Do this — Please print exactly the lines below, from the start of the material up to and including the line with "const sigma0 = 54.76;", but none of the pictures.

Data provided —
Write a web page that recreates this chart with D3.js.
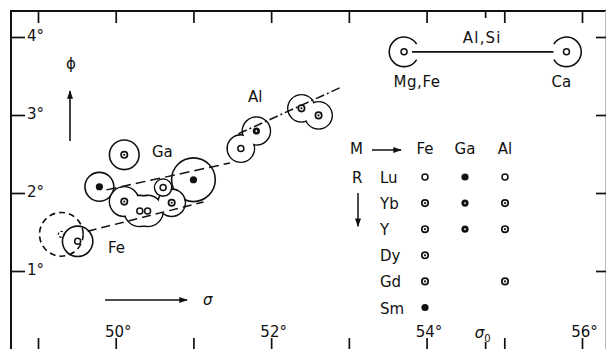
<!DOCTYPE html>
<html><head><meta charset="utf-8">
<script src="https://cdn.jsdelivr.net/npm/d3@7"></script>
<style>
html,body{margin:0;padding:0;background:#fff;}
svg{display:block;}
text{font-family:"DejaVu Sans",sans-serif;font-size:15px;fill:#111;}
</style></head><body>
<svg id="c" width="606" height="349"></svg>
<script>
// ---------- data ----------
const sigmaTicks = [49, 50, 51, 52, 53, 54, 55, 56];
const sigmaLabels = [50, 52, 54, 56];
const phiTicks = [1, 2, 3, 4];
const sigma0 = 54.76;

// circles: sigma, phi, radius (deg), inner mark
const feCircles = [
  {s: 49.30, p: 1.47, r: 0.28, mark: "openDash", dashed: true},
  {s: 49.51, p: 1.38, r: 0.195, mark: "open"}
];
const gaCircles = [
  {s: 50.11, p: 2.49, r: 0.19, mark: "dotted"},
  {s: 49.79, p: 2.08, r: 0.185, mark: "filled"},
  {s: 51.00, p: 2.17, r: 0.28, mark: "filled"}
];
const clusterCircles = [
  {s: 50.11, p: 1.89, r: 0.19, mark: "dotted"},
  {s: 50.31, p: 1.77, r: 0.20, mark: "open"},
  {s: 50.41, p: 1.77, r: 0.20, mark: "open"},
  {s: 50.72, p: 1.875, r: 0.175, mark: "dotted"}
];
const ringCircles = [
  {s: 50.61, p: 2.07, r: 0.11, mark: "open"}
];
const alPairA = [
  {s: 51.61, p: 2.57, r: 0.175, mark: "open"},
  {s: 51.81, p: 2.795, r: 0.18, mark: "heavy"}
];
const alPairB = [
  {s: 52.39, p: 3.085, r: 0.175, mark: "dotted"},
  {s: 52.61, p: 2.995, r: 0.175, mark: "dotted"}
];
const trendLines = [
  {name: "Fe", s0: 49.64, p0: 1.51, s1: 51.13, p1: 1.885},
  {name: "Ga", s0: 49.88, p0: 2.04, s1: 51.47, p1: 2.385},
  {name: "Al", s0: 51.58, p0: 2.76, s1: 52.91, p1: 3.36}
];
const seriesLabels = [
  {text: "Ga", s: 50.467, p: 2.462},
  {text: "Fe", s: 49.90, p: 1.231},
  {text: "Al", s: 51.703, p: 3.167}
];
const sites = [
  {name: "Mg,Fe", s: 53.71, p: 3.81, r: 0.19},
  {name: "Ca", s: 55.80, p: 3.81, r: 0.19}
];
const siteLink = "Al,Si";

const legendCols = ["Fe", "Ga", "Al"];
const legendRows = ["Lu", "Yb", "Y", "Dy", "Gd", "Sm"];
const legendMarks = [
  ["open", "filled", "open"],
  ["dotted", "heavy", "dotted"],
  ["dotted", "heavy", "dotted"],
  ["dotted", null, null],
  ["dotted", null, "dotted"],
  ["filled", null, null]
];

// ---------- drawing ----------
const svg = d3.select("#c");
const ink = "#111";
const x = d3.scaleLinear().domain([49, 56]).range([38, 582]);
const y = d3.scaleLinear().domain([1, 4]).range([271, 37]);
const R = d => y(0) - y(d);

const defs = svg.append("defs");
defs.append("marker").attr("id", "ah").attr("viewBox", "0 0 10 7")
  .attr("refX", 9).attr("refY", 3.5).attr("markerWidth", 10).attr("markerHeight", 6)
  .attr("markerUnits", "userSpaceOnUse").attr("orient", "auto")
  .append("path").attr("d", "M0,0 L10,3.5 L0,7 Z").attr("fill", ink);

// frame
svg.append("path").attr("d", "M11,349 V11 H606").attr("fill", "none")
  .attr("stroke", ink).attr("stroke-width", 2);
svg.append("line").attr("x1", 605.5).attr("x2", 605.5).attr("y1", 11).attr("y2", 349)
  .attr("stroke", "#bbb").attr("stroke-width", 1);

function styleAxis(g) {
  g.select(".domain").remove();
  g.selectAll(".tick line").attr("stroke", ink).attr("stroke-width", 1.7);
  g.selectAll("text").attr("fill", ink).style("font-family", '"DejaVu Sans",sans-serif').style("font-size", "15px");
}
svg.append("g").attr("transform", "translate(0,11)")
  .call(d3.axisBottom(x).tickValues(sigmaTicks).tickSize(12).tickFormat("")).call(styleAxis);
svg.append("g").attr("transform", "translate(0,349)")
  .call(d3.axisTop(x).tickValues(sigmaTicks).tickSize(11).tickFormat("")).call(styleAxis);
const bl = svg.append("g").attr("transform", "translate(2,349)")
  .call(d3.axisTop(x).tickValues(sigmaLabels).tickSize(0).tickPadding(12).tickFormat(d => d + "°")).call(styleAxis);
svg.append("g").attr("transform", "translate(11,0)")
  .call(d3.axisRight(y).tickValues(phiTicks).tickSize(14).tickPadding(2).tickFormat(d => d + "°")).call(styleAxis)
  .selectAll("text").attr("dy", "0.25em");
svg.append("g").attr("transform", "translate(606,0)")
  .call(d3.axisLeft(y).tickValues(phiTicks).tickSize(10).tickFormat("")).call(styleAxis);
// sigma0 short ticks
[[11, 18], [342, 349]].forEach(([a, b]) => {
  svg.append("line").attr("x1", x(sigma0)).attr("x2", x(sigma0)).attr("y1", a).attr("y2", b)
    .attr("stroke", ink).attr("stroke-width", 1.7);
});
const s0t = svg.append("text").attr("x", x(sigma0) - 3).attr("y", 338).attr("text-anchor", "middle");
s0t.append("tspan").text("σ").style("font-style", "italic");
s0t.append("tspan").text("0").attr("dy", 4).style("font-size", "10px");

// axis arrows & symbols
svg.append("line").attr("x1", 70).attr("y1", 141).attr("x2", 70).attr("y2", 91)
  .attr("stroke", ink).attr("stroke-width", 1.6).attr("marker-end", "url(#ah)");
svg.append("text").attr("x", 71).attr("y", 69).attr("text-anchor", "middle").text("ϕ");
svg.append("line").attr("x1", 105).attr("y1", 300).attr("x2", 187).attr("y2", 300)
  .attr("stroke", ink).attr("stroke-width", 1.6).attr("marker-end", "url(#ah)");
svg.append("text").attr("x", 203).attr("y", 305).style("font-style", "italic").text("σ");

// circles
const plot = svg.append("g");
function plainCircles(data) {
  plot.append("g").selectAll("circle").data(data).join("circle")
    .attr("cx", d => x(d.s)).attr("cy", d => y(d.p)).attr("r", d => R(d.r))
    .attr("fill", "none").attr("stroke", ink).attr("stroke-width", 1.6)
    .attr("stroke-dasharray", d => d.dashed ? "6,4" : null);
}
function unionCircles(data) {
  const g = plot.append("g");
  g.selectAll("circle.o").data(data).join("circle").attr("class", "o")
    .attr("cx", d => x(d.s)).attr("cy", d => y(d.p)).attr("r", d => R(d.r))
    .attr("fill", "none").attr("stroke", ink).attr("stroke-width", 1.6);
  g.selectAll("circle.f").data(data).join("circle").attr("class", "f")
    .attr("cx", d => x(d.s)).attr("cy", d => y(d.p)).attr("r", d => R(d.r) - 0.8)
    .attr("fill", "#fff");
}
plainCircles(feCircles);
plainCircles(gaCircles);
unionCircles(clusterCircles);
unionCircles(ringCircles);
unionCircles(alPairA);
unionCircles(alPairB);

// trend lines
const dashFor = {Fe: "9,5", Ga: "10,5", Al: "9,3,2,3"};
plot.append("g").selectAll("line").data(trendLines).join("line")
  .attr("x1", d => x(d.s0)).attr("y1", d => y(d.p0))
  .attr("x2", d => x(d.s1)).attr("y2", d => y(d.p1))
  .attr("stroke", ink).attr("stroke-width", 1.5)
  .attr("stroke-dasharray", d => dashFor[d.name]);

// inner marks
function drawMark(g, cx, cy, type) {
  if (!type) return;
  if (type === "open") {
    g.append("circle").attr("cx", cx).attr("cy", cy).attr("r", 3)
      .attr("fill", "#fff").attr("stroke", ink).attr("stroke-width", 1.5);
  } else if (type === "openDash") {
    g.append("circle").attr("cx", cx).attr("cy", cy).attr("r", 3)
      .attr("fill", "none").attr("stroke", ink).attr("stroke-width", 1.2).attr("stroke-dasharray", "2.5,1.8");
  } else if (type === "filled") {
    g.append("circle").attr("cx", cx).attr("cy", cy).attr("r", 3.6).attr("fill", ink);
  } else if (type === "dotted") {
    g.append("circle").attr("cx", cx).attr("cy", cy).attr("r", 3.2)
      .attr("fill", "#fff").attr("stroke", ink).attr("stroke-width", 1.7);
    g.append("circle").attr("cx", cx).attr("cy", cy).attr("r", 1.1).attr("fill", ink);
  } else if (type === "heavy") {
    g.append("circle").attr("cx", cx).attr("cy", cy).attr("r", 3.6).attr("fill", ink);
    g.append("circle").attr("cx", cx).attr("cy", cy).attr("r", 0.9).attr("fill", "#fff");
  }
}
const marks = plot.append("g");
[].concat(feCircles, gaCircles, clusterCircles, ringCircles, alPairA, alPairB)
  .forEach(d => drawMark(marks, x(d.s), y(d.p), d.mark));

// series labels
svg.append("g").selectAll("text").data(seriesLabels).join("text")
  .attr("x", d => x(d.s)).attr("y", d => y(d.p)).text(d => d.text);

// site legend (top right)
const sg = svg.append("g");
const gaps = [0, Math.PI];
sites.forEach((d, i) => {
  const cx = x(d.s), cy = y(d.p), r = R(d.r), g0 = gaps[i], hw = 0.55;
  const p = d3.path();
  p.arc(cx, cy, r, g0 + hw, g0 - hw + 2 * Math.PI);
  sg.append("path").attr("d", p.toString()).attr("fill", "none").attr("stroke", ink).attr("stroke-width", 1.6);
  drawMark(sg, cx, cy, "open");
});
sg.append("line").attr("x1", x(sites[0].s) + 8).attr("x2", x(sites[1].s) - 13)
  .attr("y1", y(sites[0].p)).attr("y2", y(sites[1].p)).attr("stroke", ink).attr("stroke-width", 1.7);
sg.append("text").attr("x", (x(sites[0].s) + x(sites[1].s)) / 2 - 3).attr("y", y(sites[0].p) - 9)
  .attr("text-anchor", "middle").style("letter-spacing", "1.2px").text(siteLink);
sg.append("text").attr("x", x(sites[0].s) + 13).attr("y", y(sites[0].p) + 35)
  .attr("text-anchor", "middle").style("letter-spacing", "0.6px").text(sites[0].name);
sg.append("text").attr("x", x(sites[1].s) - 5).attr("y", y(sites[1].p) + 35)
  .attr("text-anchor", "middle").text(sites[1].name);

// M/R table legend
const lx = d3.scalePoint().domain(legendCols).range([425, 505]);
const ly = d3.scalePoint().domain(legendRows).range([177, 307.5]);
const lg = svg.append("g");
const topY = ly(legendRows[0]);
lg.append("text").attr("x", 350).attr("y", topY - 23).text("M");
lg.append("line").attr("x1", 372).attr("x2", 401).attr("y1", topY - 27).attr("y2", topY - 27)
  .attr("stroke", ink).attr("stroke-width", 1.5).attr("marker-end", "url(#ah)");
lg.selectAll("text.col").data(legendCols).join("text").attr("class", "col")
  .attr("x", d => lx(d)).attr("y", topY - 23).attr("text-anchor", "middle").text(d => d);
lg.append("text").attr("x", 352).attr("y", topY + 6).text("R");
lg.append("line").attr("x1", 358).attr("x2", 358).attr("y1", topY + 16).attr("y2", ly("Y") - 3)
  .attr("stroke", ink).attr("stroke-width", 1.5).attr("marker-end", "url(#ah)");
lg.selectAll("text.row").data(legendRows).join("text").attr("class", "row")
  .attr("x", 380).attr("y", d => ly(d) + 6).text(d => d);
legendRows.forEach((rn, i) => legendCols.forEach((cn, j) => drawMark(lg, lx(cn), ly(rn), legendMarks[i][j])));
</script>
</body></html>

Written response —
Write a web page that recreates this chart with D3.js.
<!DOCTYPE html>
<html><head><meta charset="utf-8">
<script src="https://cdn.jsdelivr.net/npm/d3@7"></script>
<style>
html,body{margin:0;padding:0;background:#fff;}
svg{display:block;}
text{font-family:"DejaVu Sans",sans-serif;font-size:15px;fill:#111;}
</style></head><body>
<svg id="c" width="606" height="349"></svg>
<script>
// ---------- data ----------
const sigmaTicks = [49, 50, 51, 52, 53, 54, 55, 56];
const sigmaLabels = [50, 52, 54, 56];
const phiTicks = [1, 2, 3, 4];
const sigma0 = 54.76;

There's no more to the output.